In 1970, the head of Watney Mann’s catering department, Mr. F. MacPhillips, identified four different categories of pub food:
1. Full meals.
2. Speciality restaurants, such as steak or fish.
3. Warm snacks.
4. Cold snacks. The latter two of these categories being the most common.

Brewers were in an odd position when it came to food. In tenanted houses, they had no direct financial interest in the catering. As it was run purely by the tenant. However, knowing that the provision of food encouraged custom, and hence beer sales. So, food did benefit brewers indirectly. In managed houses, however, the catering was run by the brewery, as was everything else.

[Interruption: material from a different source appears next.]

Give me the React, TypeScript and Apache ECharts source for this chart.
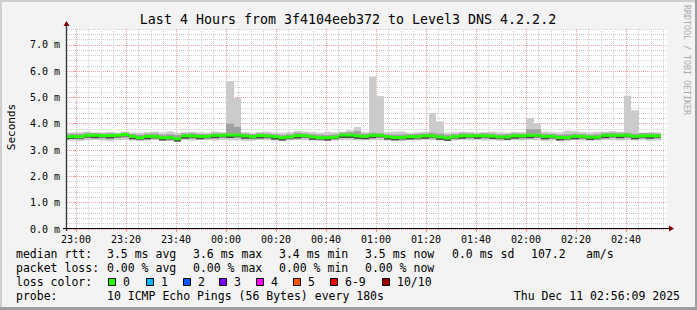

Customers weren’t totally satisfied with pub meals. Especially the prices. This punter had some harsh words on the subject:

But some of the prices charged are really monstrous. Publicans obviously use this side of their trade to pay for their holidays or the wife's new fur coat. They seem to push the prices to their limit, like they do with foreign lagers. And when they do attempt to keep the price down either the meals shrink or the plates get bigger something happens to the size of the portions anyway.
Brewers' Guardian, Volume 99, May 1970, page 56.Another complaint was that, as most urban pubs concentrated on serving food at lunchtime, in the evenings everything had been reheated. Insufficient seating meant meals and snacks often had to consumed in crowded conditions or even standing up.